#### WHAT THIS TASK INVOLVES
Every line from the one holding "What React, TypeScript" through the one holding "const yTicks = [30, 40, 50, 60, 70, 80, 90];" should be returned exactly, both included; the pictures should not.

#### DATA SUPPLIED
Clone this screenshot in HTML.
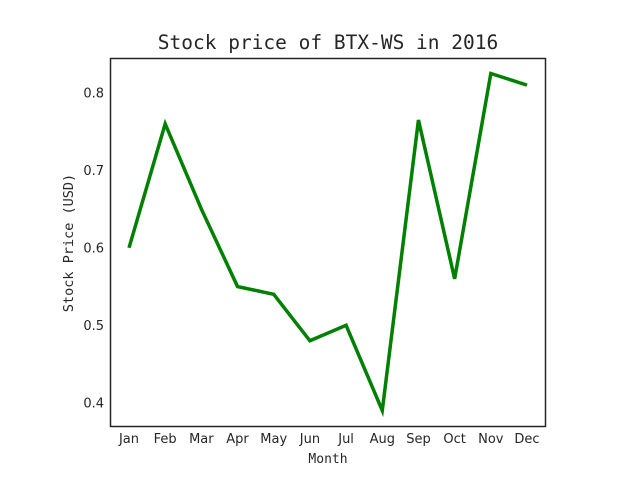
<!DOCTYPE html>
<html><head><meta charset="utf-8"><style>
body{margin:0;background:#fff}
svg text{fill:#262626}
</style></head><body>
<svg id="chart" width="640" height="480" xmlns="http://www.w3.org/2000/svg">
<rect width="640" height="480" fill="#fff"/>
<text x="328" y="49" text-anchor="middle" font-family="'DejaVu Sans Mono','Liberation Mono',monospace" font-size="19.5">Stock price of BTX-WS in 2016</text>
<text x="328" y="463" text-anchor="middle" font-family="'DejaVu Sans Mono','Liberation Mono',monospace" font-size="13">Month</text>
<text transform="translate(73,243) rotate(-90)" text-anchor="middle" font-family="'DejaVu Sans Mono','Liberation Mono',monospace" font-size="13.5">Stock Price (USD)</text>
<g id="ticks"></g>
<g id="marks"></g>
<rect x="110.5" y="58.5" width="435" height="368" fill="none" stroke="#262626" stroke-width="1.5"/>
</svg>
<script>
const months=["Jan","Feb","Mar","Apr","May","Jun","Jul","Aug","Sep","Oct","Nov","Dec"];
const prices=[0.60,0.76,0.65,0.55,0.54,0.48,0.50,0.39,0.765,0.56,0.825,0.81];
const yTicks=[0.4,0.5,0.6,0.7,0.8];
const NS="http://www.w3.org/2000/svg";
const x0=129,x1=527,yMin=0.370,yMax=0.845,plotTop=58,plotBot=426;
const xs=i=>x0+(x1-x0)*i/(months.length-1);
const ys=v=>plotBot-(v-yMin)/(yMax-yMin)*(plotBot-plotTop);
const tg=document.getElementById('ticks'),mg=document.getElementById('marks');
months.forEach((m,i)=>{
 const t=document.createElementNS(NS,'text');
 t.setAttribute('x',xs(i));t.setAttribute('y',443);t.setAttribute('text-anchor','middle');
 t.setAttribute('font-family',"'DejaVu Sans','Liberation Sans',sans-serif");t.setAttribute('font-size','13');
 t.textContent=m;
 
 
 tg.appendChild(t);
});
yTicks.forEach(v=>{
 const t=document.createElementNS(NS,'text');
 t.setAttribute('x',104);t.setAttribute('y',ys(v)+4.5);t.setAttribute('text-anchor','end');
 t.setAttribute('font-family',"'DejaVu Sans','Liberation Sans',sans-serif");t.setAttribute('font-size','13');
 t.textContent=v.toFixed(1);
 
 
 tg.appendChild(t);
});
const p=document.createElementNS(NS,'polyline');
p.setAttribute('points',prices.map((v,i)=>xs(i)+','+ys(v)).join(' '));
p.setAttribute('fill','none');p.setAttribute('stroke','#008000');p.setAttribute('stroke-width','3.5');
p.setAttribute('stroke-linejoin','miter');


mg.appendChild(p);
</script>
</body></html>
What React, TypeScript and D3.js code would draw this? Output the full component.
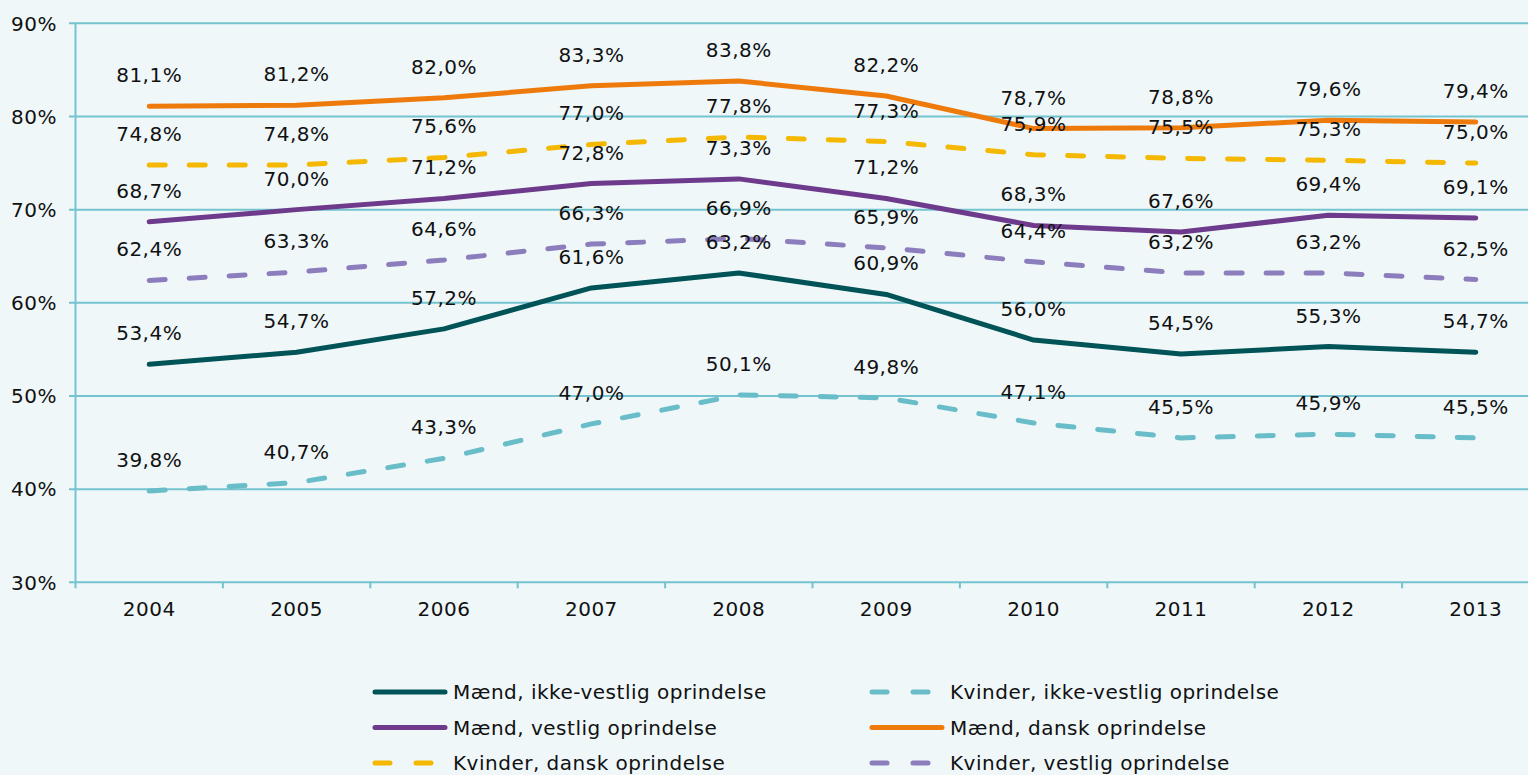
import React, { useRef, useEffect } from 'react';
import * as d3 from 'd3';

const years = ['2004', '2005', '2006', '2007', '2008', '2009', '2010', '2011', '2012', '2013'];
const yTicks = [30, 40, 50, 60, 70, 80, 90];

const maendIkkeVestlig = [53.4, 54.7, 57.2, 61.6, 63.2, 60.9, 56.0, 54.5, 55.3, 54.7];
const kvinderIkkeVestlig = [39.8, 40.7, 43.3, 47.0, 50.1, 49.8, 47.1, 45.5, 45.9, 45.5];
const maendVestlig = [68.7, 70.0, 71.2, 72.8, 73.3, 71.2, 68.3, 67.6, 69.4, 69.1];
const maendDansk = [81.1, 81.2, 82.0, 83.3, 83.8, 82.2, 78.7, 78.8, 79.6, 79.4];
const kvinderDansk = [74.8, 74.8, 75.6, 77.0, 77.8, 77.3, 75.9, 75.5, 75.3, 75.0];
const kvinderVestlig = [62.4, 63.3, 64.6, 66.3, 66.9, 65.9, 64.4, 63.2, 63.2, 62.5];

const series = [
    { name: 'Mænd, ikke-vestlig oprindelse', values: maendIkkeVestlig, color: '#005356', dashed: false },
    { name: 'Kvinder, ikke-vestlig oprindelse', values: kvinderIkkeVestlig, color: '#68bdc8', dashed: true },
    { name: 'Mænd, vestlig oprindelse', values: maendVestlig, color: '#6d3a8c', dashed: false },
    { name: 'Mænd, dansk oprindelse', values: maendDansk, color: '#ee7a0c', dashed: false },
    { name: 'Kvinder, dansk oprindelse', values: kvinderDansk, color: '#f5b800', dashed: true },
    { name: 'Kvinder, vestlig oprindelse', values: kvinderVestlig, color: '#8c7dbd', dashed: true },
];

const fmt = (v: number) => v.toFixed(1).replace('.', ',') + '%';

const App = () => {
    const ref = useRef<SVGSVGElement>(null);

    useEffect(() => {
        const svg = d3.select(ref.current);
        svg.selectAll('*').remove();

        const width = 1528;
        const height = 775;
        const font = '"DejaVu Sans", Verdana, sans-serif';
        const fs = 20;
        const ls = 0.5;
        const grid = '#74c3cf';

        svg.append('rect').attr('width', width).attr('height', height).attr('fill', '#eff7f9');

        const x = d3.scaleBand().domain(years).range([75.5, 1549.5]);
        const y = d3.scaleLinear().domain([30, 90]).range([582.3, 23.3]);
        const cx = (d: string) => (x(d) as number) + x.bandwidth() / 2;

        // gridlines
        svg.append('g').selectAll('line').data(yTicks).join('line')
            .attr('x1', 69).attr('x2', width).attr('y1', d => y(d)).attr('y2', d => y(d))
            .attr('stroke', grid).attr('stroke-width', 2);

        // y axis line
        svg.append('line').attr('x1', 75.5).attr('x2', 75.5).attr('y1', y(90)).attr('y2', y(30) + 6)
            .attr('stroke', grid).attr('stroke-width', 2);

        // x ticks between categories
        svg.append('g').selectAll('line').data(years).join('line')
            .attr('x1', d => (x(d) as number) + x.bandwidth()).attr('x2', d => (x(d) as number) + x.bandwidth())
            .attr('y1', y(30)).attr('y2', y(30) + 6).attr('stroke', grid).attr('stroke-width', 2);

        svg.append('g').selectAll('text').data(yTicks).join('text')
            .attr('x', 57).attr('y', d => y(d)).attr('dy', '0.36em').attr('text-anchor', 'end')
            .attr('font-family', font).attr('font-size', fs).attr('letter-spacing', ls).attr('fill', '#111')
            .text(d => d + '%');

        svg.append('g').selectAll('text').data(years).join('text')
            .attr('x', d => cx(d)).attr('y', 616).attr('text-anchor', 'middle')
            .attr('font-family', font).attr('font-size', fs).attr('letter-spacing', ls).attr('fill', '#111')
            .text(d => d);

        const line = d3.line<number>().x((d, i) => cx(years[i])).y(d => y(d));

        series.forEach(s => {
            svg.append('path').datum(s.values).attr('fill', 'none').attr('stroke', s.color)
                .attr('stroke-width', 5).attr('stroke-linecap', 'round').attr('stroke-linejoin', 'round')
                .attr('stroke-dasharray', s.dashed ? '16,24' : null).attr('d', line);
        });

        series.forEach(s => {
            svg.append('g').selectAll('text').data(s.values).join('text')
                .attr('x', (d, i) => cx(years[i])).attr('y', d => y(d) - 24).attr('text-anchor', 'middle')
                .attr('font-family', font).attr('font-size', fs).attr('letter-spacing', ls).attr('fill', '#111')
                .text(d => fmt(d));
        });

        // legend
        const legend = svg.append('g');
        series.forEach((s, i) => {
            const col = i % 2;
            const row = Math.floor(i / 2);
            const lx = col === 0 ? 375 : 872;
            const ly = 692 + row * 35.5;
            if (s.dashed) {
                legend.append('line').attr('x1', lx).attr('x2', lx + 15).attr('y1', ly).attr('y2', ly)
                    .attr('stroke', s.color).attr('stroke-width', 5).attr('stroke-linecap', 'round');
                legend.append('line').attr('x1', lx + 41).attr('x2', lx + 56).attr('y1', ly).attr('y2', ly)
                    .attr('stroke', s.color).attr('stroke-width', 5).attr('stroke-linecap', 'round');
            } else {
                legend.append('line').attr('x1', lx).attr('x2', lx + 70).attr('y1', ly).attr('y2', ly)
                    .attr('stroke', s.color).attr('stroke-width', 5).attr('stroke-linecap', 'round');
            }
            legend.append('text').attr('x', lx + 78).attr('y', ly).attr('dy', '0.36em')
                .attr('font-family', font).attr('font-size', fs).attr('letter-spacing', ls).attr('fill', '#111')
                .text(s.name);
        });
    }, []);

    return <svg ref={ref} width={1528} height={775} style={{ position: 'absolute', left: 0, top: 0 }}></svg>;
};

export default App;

#### RESPONSE FOR THIS EXERCISE
What React, TypeScript and D3.js code would draw this? Output the full component.
import React, { useRef, useEffect } from 'react';
import * as d3 from 'd3';

const years = ['2004', '2005', '2006', '2007', '2008', '2009', '2010', '2011', '2012', '2013'];
const yTicks = [30, 40, 50, 60, 70, 80, 90];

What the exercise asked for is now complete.